■ GOAL
Find and copy every line in the records that includes the string "script".

■ SUPPLIED ENTRIES

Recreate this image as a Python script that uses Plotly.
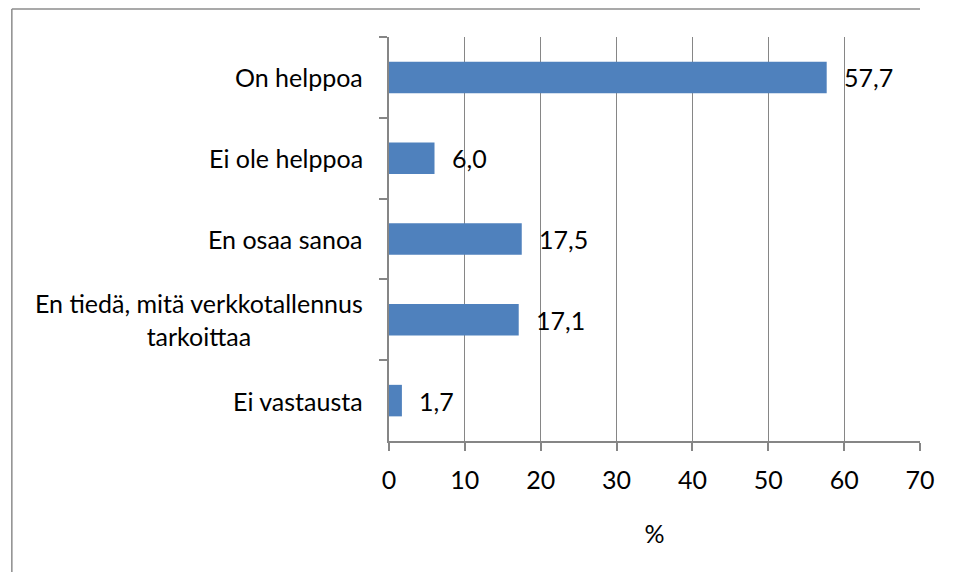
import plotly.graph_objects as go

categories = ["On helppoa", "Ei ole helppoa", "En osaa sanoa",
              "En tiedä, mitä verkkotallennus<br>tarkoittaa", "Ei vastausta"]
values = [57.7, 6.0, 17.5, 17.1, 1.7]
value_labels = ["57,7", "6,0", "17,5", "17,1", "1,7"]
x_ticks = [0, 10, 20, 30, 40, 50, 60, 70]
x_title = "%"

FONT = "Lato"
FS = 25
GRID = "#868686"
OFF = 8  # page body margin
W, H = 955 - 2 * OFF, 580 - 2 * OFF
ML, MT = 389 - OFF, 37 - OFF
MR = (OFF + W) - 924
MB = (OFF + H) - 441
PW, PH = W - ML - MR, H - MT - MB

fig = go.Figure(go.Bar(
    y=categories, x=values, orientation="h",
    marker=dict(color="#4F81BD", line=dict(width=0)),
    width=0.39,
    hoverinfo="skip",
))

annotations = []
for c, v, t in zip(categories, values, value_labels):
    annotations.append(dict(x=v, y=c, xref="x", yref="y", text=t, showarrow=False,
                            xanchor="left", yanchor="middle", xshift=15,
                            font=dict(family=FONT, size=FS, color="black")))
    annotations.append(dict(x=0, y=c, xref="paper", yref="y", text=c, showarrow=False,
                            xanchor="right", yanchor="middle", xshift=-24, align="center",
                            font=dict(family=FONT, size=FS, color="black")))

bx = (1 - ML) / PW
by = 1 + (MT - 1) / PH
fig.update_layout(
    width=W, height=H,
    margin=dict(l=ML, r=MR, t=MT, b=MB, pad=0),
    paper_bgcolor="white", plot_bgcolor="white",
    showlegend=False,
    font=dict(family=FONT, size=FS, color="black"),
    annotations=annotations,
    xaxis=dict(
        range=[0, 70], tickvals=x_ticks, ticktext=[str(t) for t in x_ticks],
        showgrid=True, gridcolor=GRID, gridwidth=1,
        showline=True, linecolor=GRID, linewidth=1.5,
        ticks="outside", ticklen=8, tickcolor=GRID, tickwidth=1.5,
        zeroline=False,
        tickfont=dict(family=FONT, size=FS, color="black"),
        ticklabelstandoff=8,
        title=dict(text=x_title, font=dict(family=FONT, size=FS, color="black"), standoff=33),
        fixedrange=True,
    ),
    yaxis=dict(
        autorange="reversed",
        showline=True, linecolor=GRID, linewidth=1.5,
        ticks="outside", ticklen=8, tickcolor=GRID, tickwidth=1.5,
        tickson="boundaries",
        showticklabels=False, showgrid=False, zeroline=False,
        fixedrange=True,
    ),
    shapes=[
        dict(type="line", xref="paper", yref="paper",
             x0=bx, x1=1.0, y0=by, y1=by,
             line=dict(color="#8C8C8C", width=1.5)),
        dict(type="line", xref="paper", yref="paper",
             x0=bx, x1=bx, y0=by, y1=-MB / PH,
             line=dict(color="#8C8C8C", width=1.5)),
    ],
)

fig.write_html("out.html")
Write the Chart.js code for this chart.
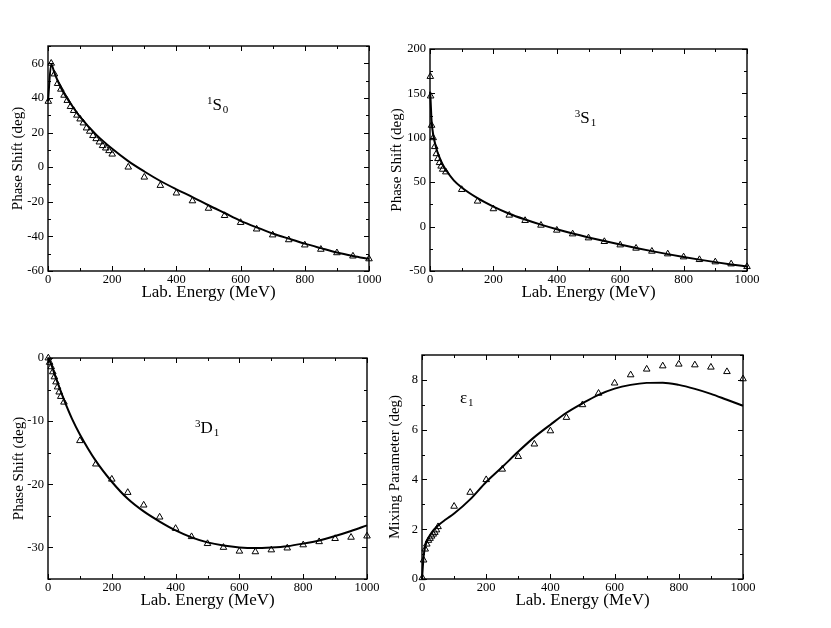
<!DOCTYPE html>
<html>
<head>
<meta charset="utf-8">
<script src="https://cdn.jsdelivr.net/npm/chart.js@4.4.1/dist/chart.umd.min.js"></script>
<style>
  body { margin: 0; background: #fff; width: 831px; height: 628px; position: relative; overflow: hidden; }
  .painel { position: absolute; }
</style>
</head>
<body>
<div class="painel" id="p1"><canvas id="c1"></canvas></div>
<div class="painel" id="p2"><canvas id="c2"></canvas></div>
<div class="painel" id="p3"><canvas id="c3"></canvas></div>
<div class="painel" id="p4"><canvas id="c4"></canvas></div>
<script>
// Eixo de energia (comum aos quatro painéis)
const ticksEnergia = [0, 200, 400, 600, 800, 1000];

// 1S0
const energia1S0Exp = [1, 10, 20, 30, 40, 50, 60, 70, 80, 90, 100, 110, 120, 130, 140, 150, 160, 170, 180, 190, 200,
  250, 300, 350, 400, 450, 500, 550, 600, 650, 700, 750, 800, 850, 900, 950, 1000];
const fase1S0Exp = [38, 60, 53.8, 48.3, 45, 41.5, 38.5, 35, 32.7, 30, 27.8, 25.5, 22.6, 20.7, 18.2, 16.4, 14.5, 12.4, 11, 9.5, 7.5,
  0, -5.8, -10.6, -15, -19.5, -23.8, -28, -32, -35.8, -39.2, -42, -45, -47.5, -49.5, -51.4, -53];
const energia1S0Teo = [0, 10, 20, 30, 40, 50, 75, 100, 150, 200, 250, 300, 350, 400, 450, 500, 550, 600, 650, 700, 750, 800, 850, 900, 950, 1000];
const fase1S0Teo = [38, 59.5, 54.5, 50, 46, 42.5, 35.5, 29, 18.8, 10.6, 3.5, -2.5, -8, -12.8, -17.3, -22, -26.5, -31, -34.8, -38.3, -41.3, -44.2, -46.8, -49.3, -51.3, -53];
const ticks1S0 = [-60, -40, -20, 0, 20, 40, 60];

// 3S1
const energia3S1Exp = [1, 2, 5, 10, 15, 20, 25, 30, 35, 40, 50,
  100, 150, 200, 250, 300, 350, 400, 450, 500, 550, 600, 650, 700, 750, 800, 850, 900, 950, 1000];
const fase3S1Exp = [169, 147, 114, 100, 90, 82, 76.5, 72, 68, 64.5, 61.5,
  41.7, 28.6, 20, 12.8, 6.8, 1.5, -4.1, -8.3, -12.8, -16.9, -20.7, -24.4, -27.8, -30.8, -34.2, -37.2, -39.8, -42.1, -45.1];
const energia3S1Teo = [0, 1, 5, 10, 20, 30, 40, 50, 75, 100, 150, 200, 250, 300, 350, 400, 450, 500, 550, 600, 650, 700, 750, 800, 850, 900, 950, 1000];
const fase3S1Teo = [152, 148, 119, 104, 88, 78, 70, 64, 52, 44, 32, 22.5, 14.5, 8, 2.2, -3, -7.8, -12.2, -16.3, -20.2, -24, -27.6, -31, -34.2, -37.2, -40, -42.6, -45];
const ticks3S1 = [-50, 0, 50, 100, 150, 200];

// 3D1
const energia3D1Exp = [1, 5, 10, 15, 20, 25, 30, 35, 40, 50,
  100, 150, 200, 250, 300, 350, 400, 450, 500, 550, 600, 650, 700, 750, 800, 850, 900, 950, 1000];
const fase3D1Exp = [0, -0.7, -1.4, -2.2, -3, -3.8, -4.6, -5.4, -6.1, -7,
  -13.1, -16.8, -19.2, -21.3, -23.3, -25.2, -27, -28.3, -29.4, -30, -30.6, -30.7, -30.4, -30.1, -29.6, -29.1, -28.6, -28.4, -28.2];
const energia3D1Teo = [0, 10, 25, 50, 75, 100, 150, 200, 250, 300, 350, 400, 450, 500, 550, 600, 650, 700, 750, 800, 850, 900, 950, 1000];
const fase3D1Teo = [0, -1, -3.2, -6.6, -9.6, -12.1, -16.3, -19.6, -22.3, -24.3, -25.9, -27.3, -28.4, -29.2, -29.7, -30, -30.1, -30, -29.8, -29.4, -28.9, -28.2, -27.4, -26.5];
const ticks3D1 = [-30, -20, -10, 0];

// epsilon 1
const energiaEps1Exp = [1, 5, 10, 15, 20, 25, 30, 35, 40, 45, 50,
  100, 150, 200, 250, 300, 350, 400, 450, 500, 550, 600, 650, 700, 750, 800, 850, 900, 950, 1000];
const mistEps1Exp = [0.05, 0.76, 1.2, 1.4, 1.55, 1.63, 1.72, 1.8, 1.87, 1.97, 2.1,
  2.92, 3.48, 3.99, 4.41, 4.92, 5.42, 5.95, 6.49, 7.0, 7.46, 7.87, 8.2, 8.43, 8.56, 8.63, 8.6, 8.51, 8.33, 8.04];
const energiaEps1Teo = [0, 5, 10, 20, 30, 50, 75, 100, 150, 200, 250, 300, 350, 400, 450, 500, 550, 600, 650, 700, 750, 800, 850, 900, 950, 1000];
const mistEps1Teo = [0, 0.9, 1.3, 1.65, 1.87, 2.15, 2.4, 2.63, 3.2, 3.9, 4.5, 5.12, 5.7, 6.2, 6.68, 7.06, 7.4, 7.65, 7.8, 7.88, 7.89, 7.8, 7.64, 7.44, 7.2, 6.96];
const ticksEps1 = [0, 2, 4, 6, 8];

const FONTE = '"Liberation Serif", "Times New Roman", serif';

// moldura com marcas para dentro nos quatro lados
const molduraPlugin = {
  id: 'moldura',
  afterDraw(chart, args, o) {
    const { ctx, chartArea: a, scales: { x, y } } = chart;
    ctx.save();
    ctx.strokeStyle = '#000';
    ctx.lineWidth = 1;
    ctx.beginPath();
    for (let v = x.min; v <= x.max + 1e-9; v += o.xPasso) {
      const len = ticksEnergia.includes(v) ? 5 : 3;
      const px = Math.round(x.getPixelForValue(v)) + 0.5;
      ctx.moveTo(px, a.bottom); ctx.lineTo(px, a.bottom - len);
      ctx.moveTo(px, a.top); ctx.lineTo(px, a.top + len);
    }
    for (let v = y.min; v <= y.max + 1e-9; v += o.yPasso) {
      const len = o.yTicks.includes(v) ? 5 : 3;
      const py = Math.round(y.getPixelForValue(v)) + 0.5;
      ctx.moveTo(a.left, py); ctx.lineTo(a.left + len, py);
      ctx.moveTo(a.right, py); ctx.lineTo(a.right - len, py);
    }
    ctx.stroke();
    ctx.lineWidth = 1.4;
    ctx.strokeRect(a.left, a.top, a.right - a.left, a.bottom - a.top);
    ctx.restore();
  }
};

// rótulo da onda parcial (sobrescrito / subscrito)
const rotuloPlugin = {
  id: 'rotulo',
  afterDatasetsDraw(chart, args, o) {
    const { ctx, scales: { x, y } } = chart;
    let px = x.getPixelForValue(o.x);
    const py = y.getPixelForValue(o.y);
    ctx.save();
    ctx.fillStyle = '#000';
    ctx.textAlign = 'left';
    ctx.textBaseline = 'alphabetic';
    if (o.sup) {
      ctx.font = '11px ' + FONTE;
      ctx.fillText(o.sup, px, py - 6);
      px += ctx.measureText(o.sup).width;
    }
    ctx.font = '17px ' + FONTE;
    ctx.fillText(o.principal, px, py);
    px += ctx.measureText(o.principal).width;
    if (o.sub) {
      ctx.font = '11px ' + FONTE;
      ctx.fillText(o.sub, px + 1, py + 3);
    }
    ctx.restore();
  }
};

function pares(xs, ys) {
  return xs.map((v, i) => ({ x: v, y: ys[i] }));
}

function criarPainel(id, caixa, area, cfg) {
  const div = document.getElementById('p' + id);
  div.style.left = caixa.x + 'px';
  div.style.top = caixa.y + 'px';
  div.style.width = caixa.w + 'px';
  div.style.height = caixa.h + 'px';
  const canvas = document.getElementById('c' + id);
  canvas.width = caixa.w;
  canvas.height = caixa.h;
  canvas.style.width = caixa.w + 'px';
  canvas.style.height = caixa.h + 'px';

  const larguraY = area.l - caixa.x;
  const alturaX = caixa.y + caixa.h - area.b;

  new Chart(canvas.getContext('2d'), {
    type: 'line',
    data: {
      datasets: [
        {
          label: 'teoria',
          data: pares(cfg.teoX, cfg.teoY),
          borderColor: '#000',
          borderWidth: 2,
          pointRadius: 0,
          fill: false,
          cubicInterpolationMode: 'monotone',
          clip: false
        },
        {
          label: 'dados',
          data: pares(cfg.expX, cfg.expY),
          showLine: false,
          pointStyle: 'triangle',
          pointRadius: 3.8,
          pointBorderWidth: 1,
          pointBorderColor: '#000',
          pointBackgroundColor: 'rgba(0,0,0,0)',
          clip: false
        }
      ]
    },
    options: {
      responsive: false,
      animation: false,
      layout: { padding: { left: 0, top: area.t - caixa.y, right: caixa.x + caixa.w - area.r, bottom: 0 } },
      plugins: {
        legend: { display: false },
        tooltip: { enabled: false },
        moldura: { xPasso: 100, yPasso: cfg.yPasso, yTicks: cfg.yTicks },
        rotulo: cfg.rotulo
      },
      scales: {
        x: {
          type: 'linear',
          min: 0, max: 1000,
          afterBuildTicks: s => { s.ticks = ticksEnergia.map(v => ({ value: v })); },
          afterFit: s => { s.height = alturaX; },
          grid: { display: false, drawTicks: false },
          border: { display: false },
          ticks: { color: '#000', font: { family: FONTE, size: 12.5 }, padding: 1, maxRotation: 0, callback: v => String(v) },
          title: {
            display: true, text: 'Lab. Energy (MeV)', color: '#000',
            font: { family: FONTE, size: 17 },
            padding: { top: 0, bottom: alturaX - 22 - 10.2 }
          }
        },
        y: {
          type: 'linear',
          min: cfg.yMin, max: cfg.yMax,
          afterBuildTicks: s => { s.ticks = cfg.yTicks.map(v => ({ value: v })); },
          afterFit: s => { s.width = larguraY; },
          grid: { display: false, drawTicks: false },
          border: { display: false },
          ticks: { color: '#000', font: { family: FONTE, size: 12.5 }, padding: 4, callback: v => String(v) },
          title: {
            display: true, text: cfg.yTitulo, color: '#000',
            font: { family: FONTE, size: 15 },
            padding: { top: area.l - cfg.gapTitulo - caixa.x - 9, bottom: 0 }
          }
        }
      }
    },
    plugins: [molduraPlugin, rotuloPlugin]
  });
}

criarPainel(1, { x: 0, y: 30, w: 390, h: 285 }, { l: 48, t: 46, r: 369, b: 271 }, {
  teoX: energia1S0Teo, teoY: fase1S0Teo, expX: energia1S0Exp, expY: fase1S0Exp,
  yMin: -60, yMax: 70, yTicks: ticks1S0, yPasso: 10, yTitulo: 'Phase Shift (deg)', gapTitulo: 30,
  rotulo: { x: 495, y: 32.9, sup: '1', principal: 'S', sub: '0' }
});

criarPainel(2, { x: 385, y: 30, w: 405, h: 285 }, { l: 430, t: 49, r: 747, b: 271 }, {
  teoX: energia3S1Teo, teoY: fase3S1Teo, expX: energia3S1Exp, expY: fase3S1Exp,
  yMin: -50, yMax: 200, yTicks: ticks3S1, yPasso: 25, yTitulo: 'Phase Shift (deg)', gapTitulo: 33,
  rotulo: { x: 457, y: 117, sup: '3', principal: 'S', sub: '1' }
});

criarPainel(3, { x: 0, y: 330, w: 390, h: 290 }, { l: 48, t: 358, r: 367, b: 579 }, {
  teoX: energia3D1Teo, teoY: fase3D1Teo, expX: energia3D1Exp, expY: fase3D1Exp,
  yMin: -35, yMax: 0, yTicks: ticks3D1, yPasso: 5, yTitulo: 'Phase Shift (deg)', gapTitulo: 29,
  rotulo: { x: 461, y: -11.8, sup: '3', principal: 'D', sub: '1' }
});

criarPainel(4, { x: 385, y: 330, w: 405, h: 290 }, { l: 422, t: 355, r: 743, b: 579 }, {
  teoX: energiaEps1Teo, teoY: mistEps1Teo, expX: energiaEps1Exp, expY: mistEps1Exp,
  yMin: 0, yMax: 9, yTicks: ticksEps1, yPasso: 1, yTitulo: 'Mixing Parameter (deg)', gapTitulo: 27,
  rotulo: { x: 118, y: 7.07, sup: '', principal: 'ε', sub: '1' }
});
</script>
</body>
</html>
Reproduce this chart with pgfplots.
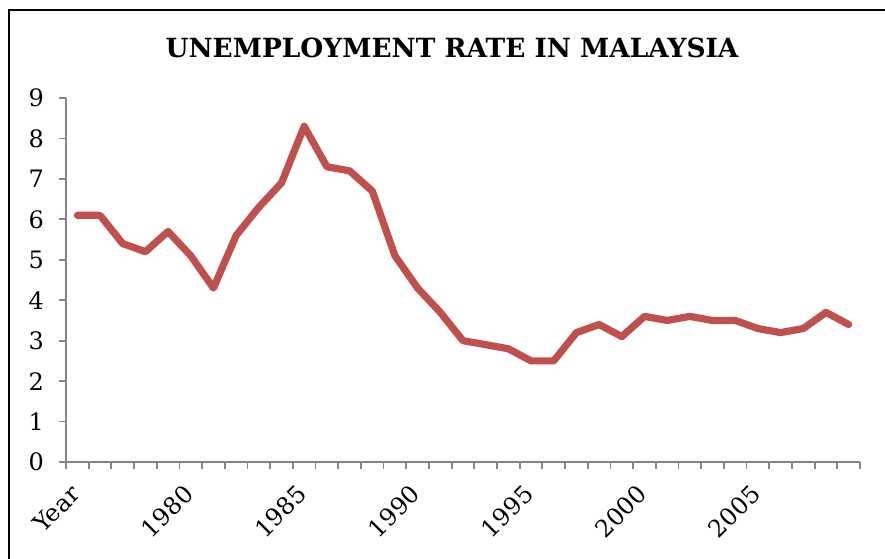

■ TASK SOLUTION
Recreate this image as a Python script that uses Plotly.
<script src="https://cdn.jsdelivr.net/npm/chart.js@4.4.1/dist/chart.umd.min.js"></script>
<script>
</script>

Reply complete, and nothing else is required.